* **REQUIREMENTS**
Transcribe the listing in full, excluding any pictures.

* **DATASET SECTION**
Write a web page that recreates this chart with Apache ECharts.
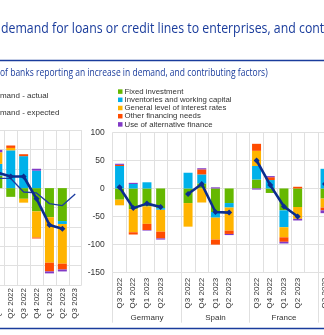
<!DOCTYPE html>
<html><head><meta charset="utf-8">
<script src="https://cdn.jsdelivr.net/npm/echarts@6/dist/echarts.min.js"></script>
<style>html,body{margin:0;padding:0;background:#fff}#c{width:324px;height:335px}</style>
</head><body><div id="c"></div>
<script>
// ---- data ----
const factorNames = ['Fixed investment','Inventories and working capital','General level of interest rates','Other financing needs','Use of alternative finance'];
const factorColors = ['#65b800','#00b1ea','#ffb400','#ff4b00','#8139c6'];

const euroCats = ['Q1 2022','Q2 2022','Q3 2022','Q4 2022','Q1 2023','Q2 2023','Q3 2023'];
const euroFixed    = [13, -9, -11, -24, -30, -34, null];
const euroInvent   = [12, 39, 33, 18, 0, -3, null];
const euroRates    = [12, 2.5, -4, -27, -47, -41, null];
const euroOther    = [0, 2.5, 2, -1, -9, -6, null];
const euroAlt      = [2.5, 0, 0, 2, -2, -2, null];
const euroActual   = [16, 12, 12, -11, -38, -42, null];
const euroExpected = [10, 10, -4, -5, -16, -18, -6];

const countries = ['Germany','Spain','France','Italy'];
const quarters = ['Q3 2022','Q4 2022','Q1 2023','Q2 2023',''];
const deFixed = [-20, -37, -32, -35, null], deInvent = [40, 8, 11, -3, null], deRates = [-10, -41, -31, -39, null], deOther = [2, -4, -11, -12, null], deAlt = [2, 2, -1, -2, null], deActual = [2, -35, -27, -33, null];
const esFixed = [-26, 9, -42, -26, null], esInvent = [28, 16, -10, -8, null], esRates = [-42, -25, -39, -41, null], esOther = [0, 9, -9, -6, null], esAlt = [0, 2, 2, -2, null], esActual = [-10, 8, -42, -43, null];
const frFixed = [16, -8, -39, -33, null], frInvent = [24, 15, -30, 0, null], frRates = [27, 0, -18, -21, null], frOther = [12.5, 5, -8, 3, null], frAlt = [-2, 2, -3, -3, null], frActual = [50, 6, -32, -50, null];
const itFixed = [-18, null, null, null, null], itInvent = [35, null, null, null, null], itRates = [-16, null, null, null, null], itOther = [-5, null, null, null, null], itAlt = [-5, null, null, null, null], itActual = [8, null, null, null, null];

// ---- build ----
const ctryCats = [].concat(...countries.map(() => quarters));
const ctryFactors = [
  [].concat(deFixed, esFixed, frFixed, itFixed),
  [].concat(deInvent, esInvent, frInvent, itInvent),
  [].concat(deRates, esRates, frRates, itRates),
  [].concat(deOther, esOther, frOther, itOther),
  [].concat(deAlt, esAlt, frAlt, itAlt)
];
const euroFactors = [euroFixed, euroInvent, euroRates, euroOther, euroAlt];
const ctryActual = [].concat(deActual, esActual, frActual, itActual);

const NAVY = '#0b2d8f';
const GRID = '#e0e0e0';
const SMALL = '"Liberation Sans", Arial, sans-serif';
const series = [];
factorNames.forEach((n, i) => {
  series.push({type:'bar', name:n, xAxisIndex:0, yAxisIndex:0, stack:'e', barWidth:9, data:euroFactors[i], itemStyle:{color:factorColors[i]}, animation:false});
  series.push({type:'bar', name:n, xAxisIndex:1, yAxisIndex:1, stack:'c', barWidth:9, data:ctryFactors[i], itemStyle:{color:factorColors[i]}, animation:false});
});
series.push({type:'line', name:'demand - expected', xAxisIndex:0, yAxisIndex:0, data:euroExpected, symbol:'none', lineStyle:{color:'#1d3da0', width:1.3}, z:5, animation:false});
series.push({type:'line', name:'demand - actual', xAxisIndex:0, yAxisIndex:0, data:euroActual, symbol:'diamond', symbolSize:6, itemStyle:{color:NAVY}, lineStyle:{color:NAVY, width:2.6}, z:6, animation:false});
series.push({type:'line', name:'demand - actual (countries)', xAxisIndex:1, yAxisIndex:1, data:ctryActual, symbol:'diamond', symbolSize:6, connectNulls:false, itemStyle:{color:NAVY}, lineStyle:{color:NAVY, width:2.6}, z:6, animation:false});

const catAxis = (gi, data, margin) => ({
  type:'category', gridIndex:gi, data:data, boundaryGap:true,
  axisLine:{show:false, onZero:false}, axisTick:{show:false},
  axisLabel:{rotate:90, interval:0, fontSize:8, fontFamily:SMALL, color:'#333', margin:margin},
  splitLine:{show:true, interval:0, lineStyle:{color:GRID, width:1}}
});

const chart = echarts.init(document.getElementById('c'), null, {renderer:'canvas'});
chart.setOption({
  animation:false,
  backgroundColor:'#fff',
  grid:[
    {left:-8.6, top:130, width:90.3, height:155, outerBoundsMode:'none', containLabel:false},
    {left:112.7, top:132.3, width:274, height:140.4, outerBoundsMode:'none', containLabel:false}
  ],
  xAxis:[
    catAxis(0, euroCats, 3),
    catAxis(1, ctryCats, 5),
    {type:'category', gridIndex:1, data:countries, boundaryGap:true, position:'bottom',
     axisLine:{show:false, onZero:false}, axisTick:{show:true, interval:0, length:50, lineStyle:{color:GRID}},
     axisLabel:{interval:0, fontSize:8, fontFamily:SMALL, color:'#333', margin:41}, splitLine:{show:false}}
  ],
  yAxis:[
    {type:'value', gridIndex:0, min:-100, max:60, interval:20, axisLabel:{show:false}, axisLine:{show:false}, axisTick:{show:false}, splitLine:{lineStyle:{color:GRID}}},
    {type:'value', gridIndex:1, min:-150, max:100, interval:50, axisLabel:{fontSize:8.5, fontFamily:SMALL, color:'#333', margin:8}, axisLine:{show:false}, axisTick:{show:false}, splitLine:{lineStyle:{color:GRID}}}
  ],
  legend:{data:factorNames, orient:'vertical', left:118, top:87.5, itemWidth:4.5, itemHeight:4.5, itemGap:0, padding:0, icon:'rect',
    textStyle:{fontSize:7.8, fontFamily:SMALL, color:'#333', lineHeight:8.2, padding:[0,0,0,-3]}},
  graphic:[
    {type:'text', left:1, top:22, scaleX:0.88, style:{text:'demand for loans or credit lines to enterprises, and contributing factors', font:'14px "Open Sans"', fill:'#1a3c9c'}},
    {type:'line', shape:{x1:0, y1:60.5, x2:324, y2:60.5}, style:{stroke:'#1a3c9c', lineWidth:1.5}},
    {type:'text', left:0, top:68, scaleX:0.85, style:{text:'of banks reporting an increase in demand, and contributing factors)', font:'10px "Open Sans"', fill:'#1a3c9c'}},
    {type:'text', x:-9, y:92, style:{text:'demand - actual', font:'8px "Liberation Sans"', fill:'#333'}},
    {type:'text', x:-9, y:109, style:{text:'demand - expected', font:'8px "Liberation Sans"', fill:'#333'}},
    {type:'line', shape:{x1:0, y1:328.5, x2:324, y2:328.5}, style:{stroke:'#1a3c9c', lineWidth:1.5}}
  ],
  series:series
});
</script></body></html>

* **ANSWER FOR THIS EXERCISE**
Write a web page that recreates this chart with Apache ECharts.
<!DOCTYPE html>
<html><head><meta charset="utf-8">
<script src="https://cdn.jsdelivr.net/npm/echarts@6/dist/echarts.min.js"></script>
<style>html,body{margin:0;padding:0;background:#fff}#c{width:324px;height:335px}</style>
</head><body><div id="c"></div>
<script>
// ---- data ----
const factorNames = ['Fixed investment','Inventories and working capital','General level of interest rates','Other financing needs','Use of alternative finance'];
const factorColors = ['#65b800','#00b1ea','#ffb400','#ff4b00','#8139c6'];

const euroCats = ['Q1 2022','Q2 2022','Q3 2022','Q4 2022','Q1 2023','Q2 2023','Q3 2023'];
const euroFixed    = [13, -9, -11, -24, -30, -34, null];
const euroInvent   = [12, 39, 33, 18, 0, -3, null];
const euroRates    = [12, 2.5, -4, -27, -47, -41, null];
const euroOther    = [0, 2.5, 2, -1, -9, -6, null];
const euroAlt      = [2.5, 0, 0, 2, -2, -2, null];
const euroActual   = [16, 12, 12, -11, -38, -42, null];
const euroExpected = [10, 10, -4, -5, -16, -18, -6];

const countries = ['Germany','Spain','France','Italy'];
const quarters = ['Q3 2022','Q4 2022','Q1 2023','Q2 2023',''];
const deFixed = [-20, -37, -32, -35, null], deInvent = [40, 8, 11, -3, null], deRates = [-10, -41, -31, -39, null], deOther = [2, -4, -11, -12, null], deAlt = [2, 2, -1, -2, null], deActual = [2, -35, -27, -33, null];
const esFixed = [-26, 9, -42, -26, null], esInvent = [28, 16, -10, -8, null], esRates = [-42, -25, -39, -41, null], esOther = [0, 9, -9, -6, null], esAlt = [0, 2, 2, -2, null], esActual = [-10, 8, -42, -43, null];
const frFixed = [16, -8, -39, -33, null], frInvent = [24, 15, -30, 0, null], frRates = [27, 0, -18, -21, null], frOther = [12.5, 5, -8, 3, null], frAlt = [-2, 2, -3, -3, null], frActual = [50, 6, -32, -50, null];
const itFixed = [-18, null, null, null, null], itInvent = [35, null, null, null, null], itRates = [-16, null, null, null, null], itOther = [-5, null, null, null, null], itAlt = [-5, null, null, null, null], itActual = [8, null, null, null, null];

// ---- build ----
const ctryCats = [].concat(...countries.map(() => quarters));
const ctryFactors = [
  [].concat(deFixed, esFixed, frFixed, itFixed),
  [].concat(deInvent, esInvent, frInvent, itInvent),
  [].concat(deRates, esRates, frRates, itRates),
  [].concat(deOther, esOther, frOther, itOther),
  [].concat(deAlt, esAlt, frAlt, itAlt)
];
const euroFactors = [euroFixed, euroInvent, euroRates, euroOther, euroAlt];
const ctryActual = [].concat(deActual, esActual, frActual, itActual);

const NAVY = '#0b2d8f';
const GRID = '#e0e0e0';
const SMALL = '"Liberation Sans", Arial, sans-serif';
const series = [];
factorNames.forEach((n, i) => {
  series.push({type:'bar', name:n, xAxisIndex:0, yAxisIndex:0, stack:'e', barWidth:9, data:euroFactors[i], itemStyle:{color:factorColors[i]}, animation:false});
  series.push({type:'bar', name:n, xAxisIndex:1, yAxisIndex:1, stack:'c', barWidth:9, data:ctryFactors[i], itemStyle:{color:factorColors[i]}, animation:false});
});
series.push({type:'line', name:'demand - expected', xAxisIndex:0, yAxisIndex:0, data:euroExpected, symbol:'none', lineStyle:{color:'#1d3da0', width:1.3}, z:5, animation:false});
series.push({type:'line', name:'demand - actual', xAxisIndex:0, yAxisIndex:0, data:euroActual, symbol:'diamond', symbolSize:6, itemStyle:{color:NAVY}, lineStyle:{color:NAVY, width:2.6}, z:6, animation:false});
series.push({type:'line', name:'demand - actual (countries)', xAxisIndex:1, yAxisIndex:1, data:ctryActual, symbol:'diamond', symbolSize:6, connectNulls:false, itemStyle:{color:NAVY}, lineStyle:{color:NAVY, width:2.6}, z:6, animation:false});

const catAxis = (gi, data, margin) => ({
  type:'category', gridIndex:gi, data:data, boundaryGap:true,
  axisLine:{show:false, onZero:false}, axisTick:{show:false},
  axisLabel:{rotate:90, interval:0, fontSize:8, fontFamily:SMALL, color:'#333', margin:margin},
  splitLine:{show:true, interval:0, lineStyle:{color:GRID, width:1}}
});

const chart = echarts.init(document.getElementById('c'), null, {renderer:'canvas'});
chart.setOption({
  animation:false,
  backgroundColor:'#fff',
  grid:[
    {left:-8.6, top:130, width:90.3, height:155, outerBoundsMode:'none', containLabel:false},
    {left:112.7, top:132.3, width:274, height:140.4, outerBoundsMode:'none', containLabel:false}
  ],
  xAxis:[
    catAxis(0, euroCats, 3),
    catAxis(1, ctryCats, 5),
    {type:'category', gridIndex:1, data:countries, boundaryGap:true, position:'bottom',
     axisLine:{show:false, onZero:false}, axisTick:{show:true, interval:0, length:50, lineStyle:{color:GRID}},
     axisLabel:{interval:0, fontSize:8, fontFamily:SMALL, color:'#333', margin:41}, splitLine:{show:false}}
  ],
  yAxis:[
    {type:'value', gridIndex:0, min:-100, max:60, interval:20, axisLabel:{show:false}, axisLine:{show:false}, axisTick:{show:false}, splitLine:{lineStyle:{color:GRID}}},
    {type:'value', gridIndex:1, min:-150, max:100, interval:50, axisLabel:{fontSize:8.5, fontFamily:SMALL, color:'#333', margin:8}, axisLine:{show:false}, axisTick:{show:false}, splitLine:{lineStyle:{color:GRID}}}
  ],
  legend:{data:factorNames, orient:'vertical', left:118, top:87.5, itemWidth:4.5, itemHeight:4.5, itemGap:0, padding:0, icon:'rect',
    textStyle:{fontSize:7.8, fontFamily:SMALL, color:'#333', lineHeight:8.2, padding:[0,0,0,-3]}},
  graphic:[
    {type:'text', left:1, top:22, scaleX:0.88, style:{text:'demand for loans or credit lines to enterprises, and contributing factors', font:'14px "Open Sans"', fill:'#1a3c9c'}},
    {type:'line', shape:{x1:0, y1:60.5, x2:324, y2:60.5}, style:{stroke:'#1a3c9c', lineWidth:1.5}},
    {type:'text', left:0, top:68, scaleX:0.85, style:{text:'of banks reporting an increase in demand, and contributing factors)', font:'10px "Open Sans"', fill:'#1a3c9c'}},
    {type:'text', x:-9, y:92, style:{text:'demand - actual', font:'8px "Liberation Sans"', fill:'#333'}},
    {type:'text', x:-9, y:109, style:{text:'demand - expected', font:'8px "Liberation Sans"', fill:'#333'}},
    {type:'line', shape:{x1:0, y1:328.5, x2:324, y2:328.5}, style:{stroke:'#1a3c9c', lineWidth:1.5}}
  ],
  series:series
});
</script></body></html>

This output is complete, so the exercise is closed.